Reproduce, please, the span of lines beginning at the line with "Write the D3.js code for this chart." and ending at the line with "const fmt = v", inclusive, minus any pictures.

————

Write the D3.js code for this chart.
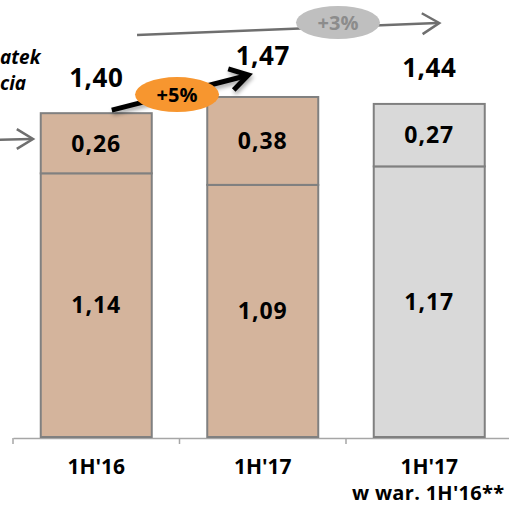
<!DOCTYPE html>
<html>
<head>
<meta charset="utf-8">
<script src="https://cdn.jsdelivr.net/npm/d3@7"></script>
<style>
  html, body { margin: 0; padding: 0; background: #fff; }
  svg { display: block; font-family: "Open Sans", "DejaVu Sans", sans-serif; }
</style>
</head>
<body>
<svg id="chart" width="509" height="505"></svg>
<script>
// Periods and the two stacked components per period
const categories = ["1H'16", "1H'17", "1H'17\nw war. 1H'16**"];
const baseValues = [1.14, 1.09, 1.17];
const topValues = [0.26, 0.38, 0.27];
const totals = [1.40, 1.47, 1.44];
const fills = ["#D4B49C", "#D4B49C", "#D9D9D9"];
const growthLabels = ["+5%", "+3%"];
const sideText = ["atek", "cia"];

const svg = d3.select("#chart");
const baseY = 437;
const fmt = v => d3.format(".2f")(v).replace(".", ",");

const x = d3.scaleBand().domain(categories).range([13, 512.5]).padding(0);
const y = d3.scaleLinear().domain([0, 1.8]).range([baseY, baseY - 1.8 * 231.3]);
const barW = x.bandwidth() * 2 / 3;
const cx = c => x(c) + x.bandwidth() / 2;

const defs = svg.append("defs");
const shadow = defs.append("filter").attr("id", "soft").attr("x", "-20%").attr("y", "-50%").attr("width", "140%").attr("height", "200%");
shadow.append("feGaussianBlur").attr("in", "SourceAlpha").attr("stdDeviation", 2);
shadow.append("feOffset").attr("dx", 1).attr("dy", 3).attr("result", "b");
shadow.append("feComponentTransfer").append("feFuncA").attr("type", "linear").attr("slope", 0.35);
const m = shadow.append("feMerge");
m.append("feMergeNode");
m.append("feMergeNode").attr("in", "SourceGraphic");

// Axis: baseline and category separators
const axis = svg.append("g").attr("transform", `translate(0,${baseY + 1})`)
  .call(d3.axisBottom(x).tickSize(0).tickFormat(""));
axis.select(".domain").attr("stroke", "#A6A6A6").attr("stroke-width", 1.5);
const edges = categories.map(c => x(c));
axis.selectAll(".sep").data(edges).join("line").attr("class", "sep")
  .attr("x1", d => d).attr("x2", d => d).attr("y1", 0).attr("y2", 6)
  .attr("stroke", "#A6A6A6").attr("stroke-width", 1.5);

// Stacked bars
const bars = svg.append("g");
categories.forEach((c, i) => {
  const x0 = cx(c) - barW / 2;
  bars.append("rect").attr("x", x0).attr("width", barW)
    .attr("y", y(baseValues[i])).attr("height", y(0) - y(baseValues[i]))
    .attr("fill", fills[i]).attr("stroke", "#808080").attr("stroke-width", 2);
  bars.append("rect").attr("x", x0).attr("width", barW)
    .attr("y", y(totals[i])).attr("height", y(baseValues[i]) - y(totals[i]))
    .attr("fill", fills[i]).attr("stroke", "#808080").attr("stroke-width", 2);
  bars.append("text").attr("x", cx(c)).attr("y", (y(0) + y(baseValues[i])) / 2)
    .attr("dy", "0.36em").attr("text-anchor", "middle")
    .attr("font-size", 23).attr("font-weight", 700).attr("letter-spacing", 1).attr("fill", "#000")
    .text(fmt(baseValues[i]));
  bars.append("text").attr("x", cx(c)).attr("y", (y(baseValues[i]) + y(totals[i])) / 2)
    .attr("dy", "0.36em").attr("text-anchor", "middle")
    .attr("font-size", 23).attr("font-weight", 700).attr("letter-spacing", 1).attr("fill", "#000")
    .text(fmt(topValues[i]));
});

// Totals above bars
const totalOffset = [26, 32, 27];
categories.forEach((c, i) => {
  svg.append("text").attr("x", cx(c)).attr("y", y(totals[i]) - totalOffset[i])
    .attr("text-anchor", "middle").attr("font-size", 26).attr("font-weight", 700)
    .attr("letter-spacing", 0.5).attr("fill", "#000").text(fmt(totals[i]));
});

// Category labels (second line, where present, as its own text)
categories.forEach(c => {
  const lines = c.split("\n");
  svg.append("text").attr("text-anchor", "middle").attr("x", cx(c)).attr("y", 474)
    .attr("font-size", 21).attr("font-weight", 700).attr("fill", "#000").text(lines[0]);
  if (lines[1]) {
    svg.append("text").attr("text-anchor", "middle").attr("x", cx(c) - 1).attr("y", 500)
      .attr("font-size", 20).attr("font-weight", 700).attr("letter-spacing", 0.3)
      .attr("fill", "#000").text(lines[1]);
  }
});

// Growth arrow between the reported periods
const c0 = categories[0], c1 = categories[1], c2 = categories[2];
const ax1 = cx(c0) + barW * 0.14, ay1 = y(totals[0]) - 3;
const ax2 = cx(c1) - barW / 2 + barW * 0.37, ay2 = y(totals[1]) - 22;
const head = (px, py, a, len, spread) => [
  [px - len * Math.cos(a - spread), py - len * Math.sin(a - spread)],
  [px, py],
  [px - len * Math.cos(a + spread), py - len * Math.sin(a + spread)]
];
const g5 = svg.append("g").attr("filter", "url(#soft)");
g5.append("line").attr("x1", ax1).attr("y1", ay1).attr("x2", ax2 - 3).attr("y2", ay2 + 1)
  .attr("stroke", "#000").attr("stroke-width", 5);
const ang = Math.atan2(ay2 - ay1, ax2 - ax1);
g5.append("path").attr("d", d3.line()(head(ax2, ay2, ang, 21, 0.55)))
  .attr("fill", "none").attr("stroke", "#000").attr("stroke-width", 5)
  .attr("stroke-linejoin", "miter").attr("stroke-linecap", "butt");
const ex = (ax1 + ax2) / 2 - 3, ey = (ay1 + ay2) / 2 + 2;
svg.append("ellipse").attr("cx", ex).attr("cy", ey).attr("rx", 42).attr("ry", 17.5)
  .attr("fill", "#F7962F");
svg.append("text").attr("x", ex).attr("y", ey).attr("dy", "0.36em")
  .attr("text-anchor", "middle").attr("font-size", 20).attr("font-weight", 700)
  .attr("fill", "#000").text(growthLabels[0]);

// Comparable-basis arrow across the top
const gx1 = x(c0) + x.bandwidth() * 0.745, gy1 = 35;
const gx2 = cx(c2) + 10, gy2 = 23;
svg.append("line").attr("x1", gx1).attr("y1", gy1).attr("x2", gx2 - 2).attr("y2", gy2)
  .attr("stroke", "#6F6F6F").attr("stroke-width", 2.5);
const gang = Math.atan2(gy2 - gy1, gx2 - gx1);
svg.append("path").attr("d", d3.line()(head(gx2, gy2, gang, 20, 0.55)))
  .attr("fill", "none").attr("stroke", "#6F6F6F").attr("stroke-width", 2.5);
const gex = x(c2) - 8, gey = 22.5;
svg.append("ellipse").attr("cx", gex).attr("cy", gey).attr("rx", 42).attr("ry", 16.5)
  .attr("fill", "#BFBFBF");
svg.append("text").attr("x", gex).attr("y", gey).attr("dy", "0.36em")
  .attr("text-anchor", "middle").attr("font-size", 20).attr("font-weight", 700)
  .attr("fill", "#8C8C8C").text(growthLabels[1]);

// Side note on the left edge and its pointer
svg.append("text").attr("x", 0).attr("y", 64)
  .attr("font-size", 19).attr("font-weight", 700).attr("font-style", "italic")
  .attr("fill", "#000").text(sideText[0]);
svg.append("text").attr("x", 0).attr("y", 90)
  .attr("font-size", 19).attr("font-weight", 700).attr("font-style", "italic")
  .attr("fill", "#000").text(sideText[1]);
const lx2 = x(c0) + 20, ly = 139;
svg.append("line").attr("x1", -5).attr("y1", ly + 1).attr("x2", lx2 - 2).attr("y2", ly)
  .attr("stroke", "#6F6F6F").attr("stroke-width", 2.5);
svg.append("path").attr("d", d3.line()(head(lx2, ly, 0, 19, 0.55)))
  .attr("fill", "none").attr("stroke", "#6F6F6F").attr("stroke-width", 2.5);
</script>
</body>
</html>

————

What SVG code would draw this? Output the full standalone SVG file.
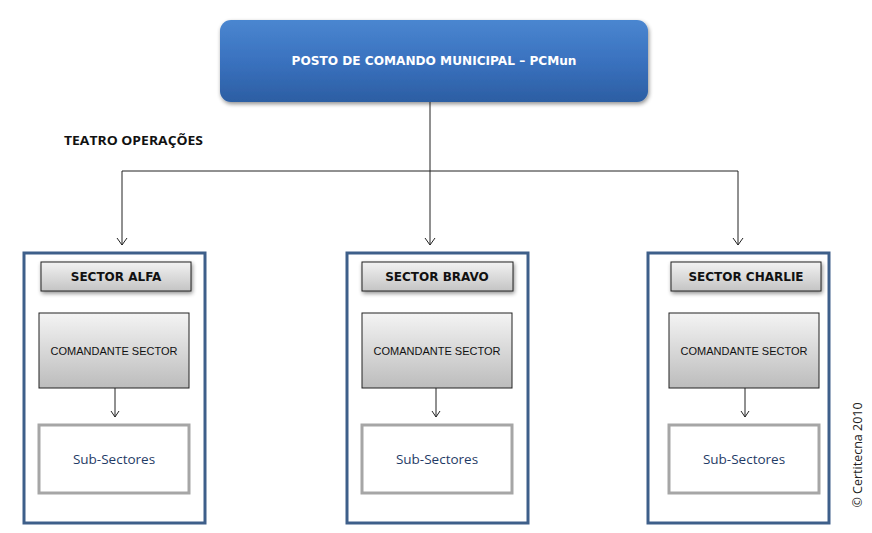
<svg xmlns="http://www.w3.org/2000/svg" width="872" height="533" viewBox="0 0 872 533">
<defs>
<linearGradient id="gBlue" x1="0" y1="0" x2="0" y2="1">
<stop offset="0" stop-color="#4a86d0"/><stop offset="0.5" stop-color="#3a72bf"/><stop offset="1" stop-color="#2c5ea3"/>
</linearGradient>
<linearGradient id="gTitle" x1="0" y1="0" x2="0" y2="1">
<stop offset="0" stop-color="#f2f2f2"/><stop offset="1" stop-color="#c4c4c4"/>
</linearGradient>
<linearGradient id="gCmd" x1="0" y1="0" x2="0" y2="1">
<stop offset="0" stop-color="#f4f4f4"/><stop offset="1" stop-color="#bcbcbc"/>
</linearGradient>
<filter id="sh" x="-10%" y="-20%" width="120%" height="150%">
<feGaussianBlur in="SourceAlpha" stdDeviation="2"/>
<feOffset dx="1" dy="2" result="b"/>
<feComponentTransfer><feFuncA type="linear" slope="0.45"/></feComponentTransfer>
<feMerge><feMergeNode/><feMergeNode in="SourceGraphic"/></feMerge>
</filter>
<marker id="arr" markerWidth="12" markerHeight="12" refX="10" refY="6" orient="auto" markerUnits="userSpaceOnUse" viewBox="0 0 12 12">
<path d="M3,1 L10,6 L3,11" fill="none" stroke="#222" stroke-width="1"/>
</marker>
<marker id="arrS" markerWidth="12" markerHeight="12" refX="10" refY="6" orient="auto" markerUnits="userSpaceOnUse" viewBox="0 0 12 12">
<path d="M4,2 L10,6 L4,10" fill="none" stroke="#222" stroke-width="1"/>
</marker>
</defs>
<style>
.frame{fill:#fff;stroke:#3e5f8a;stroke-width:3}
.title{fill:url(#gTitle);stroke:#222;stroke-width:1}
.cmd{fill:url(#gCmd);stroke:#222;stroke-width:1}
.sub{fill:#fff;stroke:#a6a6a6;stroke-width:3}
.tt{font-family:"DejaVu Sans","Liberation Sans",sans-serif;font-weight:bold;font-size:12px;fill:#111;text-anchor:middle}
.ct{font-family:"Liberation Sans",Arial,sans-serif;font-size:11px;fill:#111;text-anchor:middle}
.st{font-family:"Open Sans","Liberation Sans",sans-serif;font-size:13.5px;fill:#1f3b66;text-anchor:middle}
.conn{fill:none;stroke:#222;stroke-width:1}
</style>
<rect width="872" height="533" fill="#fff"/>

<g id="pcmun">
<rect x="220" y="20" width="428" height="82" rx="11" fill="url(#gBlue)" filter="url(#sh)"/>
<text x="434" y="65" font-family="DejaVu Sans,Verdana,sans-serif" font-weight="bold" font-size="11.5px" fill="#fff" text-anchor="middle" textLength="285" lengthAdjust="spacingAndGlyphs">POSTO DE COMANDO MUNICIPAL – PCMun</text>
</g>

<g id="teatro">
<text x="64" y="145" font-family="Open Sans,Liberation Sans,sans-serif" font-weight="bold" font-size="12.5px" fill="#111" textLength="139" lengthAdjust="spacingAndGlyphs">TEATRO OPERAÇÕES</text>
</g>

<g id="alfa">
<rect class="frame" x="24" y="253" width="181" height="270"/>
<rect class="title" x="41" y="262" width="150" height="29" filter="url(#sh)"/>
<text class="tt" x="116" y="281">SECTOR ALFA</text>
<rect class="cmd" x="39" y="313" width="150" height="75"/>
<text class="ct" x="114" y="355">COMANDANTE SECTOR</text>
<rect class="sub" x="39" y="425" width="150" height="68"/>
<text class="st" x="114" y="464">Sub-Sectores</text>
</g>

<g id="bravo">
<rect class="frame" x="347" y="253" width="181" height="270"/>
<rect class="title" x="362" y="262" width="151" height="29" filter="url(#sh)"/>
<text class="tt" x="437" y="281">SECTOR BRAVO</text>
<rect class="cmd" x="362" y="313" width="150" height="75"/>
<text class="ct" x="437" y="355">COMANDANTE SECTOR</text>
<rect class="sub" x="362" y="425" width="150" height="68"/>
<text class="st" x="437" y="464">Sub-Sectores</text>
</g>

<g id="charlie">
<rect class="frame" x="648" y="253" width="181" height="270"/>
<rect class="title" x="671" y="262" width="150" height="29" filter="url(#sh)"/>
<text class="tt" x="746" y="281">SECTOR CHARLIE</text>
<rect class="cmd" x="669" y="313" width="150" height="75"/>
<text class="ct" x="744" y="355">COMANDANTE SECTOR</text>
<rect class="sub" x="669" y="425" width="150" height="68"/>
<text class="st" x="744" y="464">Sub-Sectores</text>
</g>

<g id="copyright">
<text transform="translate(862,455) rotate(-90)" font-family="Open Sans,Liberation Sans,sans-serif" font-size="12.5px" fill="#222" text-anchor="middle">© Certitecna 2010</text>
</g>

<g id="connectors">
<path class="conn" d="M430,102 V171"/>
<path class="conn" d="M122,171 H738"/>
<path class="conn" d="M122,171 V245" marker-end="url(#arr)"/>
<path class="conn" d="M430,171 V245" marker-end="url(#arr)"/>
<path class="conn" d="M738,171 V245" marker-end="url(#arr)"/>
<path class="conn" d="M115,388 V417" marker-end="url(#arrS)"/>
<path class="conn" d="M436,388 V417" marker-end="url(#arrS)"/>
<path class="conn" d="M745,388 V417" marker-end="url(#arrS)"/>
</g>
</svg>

————

In response —
Write the D3.js code for this chart.
<!DOCTYPE html>
<html>
<head>
<meta charset="utf-8">
<script src="https://cdn.jsdelivr.net/npm/d3@7"></script>
<style>
  html, body { margin: 0; padding: 0; background: #fff; }
  svg { display: block; font-family: "Open Sans", "DejaVu Sans", sans-serif; }
</style>
</head>
<body>
<svg id="chart" width="509" height="505"></svg>
<script>
// Periods and the two stacked components per period
const categories = ["1H'16", "1H'17", "1H'17\nw war. 1H'16**"];
const baseValues = [1.14, 1.09, 1.17];
const topValues = [0.26, 0.38, 0.27];
const totals = [1.40, 1.47, 1.44];
const fills = ["#D4B49C", "#D4B49C", "#D9D9D9"];
const growthLabels = ["+5%", "+3%"];
const sideText = ["atek", "cia"];

const svg = d3.select("#chart");
const baseY = 437;
const fmt = v => d3.format(".2f")(v).replace(".", ",");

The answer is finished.